Both the line containing "Reproduce this diagram with TikZ." and the line containing "(0,0) rectangle (1568,977);" belong in the answer, along with every line between them; print exactly those.

----- Data extract

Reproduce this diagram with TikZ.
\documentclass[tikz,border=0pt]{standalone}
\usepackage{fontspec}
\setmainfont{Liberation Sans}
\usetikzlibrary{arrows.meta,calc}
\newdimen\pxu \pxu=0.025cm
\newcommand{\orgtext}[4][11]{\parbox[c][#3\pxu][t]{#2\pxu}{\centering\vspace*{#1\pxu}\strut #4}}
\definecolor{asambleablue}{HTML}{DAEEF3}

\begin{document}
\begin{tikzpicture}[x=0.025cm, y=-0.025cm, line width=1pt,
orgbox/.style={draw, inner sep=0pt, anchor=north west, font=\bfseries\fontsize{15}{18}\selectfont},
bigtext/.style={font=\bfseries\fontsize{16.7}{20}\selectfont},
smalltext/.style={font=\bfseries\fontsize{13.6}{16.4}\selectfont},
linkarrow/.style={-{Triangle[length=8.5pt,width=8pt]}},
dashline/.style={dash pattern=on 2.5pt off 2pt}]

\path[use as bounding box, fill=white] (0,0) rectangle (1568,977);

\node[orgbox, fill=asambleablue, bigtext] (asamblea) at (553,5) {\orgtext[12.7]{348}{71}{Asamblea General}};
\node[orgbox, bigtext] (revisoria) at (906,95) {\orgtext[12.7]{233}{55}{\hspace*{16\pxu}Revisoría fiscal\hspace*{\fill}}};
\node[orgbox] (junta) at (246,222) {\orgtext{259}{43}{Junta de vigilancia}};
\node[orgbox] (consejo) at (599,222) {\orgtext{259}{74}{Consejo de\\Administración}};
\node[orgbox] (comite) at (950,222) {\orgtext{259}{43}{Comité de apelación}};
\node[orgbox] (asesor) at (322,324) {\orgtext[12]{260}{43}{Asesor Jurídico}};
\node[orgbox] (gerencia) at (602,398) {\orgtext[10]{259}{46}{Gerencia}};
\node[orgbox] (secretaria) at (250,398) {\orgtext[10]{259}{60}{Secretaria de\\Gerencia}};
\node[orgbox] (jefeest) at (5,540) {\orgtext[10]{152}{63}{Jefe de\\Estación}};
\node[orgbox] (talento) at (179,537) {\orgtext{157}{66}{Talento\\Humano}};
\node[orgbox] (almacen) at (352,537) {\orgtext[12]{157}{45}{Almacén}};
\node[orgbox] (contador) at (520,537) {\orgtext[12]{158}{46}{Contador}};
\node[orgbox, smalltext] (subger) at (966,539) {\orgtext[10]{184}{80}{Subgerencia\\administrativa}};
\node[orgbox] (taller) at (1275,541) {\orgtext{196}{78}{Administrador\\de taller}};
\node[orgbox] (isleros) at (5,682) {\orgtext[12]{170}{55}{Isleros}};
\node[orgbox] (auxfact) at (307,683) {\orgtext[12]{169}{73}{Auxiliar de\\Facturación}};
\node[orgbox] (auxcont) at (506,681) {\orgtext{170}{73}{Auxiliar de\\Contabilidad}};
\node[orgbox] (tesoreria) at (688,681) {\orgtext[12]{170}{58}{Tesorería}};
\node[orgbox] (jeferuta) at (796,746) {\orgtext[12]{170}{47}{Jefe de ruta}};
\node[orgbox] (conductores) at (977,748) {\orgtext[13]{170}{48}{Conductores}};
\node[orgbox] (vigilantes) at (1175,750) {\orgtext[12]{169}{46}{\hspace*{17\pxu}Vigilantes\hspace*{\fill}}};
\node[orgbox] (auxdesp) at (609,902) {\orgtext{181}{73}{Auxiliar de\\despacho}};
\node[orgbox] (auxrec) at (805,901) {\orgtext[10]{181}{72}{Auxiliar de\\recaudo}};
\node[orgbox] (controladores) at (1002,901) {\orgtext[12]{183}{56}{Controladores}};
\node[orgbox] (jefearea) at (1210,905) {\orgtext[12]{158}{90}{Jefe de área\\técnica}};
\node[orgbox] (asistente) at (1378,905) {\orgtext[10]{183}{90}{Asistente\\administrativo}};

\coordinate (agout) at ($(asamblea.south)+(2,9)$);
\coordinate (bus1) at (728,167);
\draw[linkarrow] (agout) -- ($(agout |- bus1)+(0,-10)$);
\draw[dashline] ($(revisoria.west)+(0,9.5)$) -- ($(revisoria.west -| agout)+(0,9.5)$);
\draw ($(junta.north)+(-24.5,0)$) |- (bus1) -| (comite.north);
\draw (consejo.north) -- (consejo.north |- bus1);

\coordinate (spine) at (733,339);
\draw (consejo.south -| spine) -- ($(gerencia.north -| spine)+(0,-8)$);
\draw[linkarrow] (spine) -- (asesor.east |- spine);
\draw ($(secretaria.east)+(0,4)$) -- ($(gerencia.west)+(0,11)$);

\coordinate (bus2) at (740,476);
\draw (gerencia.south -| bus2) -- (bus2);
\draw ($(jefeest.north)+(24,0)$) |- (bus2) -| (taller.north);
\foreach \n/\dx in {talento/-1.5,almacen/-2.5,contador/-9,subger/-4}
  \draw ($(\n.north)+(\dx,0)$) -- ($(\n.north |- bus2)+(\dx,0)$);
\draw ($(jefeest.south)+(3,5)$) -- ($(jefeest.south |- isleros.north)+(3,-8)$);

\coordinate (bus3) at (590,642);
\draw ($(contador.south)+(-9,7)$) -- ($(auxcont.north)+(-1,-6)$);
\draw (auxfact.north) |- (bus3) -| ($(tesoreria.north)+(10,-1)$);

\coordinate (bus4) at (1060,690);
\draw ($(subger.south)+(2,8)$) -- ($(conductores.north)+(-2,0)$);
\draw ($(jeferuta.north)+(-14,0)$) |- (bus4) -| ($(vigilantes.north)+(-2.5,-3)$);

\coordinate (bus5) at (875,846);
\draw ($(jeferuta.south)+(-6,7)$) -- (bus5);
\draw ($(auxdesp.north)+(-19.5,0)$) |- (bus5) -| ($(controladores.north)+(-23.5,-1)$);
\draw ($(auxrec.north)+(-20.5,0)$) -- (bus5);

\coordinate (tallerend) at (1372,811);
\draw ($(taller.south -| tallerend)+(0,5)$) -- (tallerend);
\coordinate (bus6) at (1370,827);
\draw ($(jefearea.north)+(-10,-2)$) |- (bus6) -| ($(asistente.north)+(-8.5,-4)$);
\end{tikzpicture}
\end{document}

----------
----- Data extract

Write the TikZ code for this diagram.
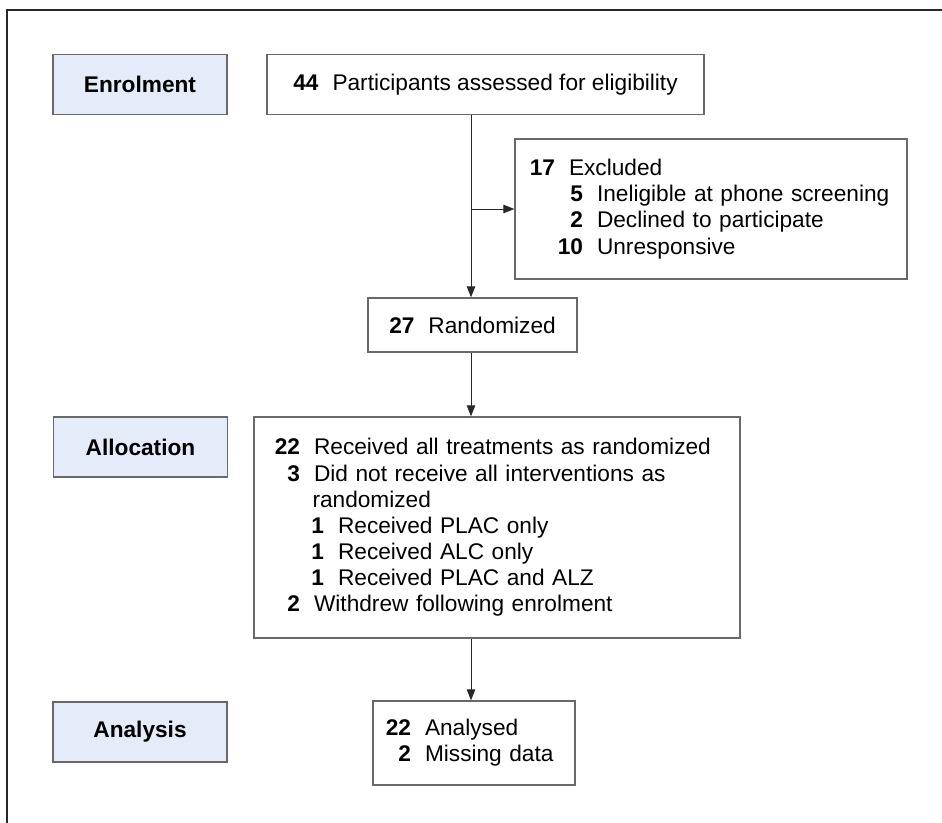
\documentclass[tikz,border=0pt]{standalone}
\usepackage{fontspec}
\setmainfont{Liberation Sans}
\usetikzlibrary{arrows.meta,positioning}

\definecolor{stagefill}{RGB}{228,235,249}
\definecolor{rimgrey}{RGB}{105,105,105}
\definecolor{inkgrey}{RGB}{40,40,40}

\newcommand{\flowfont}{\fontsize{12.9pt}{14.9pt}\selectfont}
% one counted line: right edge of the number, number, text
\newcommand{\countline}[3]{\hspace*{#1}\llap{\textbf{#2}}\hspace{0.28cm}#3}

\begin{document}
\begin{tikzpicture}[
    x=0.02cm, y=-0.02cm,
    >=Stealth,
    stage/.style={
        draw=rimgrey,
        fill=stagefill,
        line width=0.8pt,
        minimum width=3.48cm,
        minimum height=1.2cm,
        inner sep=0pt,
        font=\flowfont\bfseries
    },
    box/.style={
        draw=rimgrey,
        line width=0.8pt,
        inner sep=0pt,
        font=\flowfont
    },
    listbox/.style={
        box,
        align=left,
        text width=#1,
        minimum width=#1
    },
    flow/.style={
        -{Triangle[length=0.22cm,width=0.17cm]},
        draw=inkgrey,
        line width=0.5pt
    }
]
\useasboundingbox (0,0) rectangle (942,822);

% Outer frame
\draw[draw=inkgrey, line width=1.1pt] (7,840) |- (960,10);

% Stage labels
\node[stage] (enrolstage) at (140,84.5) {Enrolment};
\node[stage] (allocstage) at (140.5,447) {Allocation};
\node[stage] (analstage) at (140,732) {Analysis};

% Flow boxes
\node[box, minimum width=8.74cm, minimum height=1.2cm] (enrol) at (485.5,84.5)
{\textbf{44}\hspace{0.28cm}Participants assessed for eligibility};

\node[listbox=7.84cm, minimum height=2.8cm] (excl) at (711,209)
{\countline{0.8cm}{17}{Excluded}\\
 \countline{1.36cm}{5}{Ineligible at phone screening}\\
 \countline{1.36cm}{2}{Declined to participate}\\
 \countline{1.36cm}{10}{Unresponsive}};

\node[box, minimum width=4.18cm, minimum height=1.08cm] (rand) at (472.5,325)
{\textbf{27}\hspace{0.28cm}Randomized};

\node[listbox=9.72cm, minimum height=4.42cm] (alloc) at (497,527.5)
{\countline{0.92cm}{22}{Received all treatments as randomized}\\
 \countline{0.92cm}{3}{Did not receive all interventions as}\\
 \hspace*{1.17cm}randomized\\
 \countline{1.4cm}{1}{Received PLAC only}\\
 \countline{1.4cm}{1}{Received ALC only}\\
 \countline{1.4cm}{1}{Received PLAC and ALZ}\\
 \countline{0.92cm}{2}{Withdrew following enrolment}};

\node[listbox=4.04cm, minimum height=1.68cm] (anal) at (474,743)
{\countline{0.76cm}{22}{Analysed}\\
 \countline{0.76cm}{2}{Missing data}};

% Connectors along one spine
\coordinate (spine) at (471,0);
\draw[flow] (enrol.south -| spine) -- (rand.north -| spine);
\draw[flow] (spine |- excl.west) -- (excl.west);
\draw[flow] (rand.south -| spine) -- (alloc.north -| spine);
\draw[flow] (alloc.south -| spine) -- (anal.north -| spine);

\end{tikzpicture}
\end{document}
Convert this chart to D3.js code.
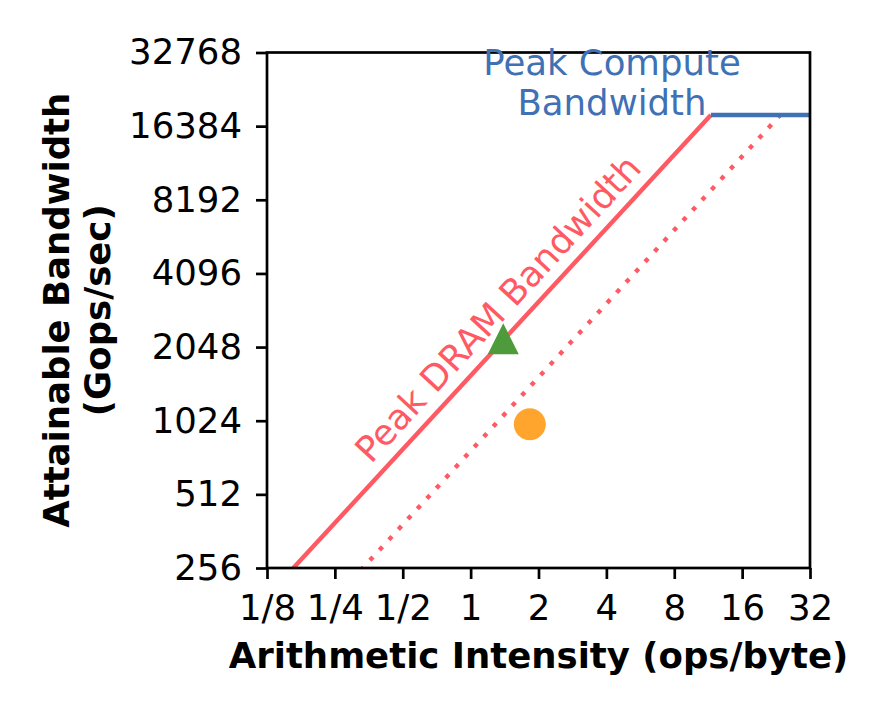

----------

=== Answer to this task ===
Reproduce this diagram with TikZ.
\documentclass[tikz,border=0pt]{standalone}
\usepackage{fontspec}
\setmainfont{Liberation Sans}
\usetikzlibrary{arrows.meta,calc}
\newdimen\pxu \pxu=0.025cm
\newcommand{\orgtext}[4][11]{\parbox[c][#3\pxu][t]{#2\pxu}{\centering\vspace*{#1\pxu}\strut #4}}
\definecolor{asambleablue}{HTML}{DAEEF3}

\begin{document}
\begin{tikzpicture}[x=0.025cm, y=-0.025cm, line width=1pt,
orgbox/.style={draw, inner sep=0pt, anchor=north west, font=\bfseries\fontsize{15}{18}\selectfont},
bigtext/.style={font=\bfseries\fontsize{16.7}{20}\selectfont},
smalltext/.style={font=\bfseries\fontsize{13.6}{16.4}\selectfont},
linkarrow/.style={-{Triangle[length=8.5pt,width=8pt]}},
dashline/.style={dash pattern=on 2.5pt off 2pt}]

\path[use as bounding box, fill=white] (0,0) rectangle (1568,977);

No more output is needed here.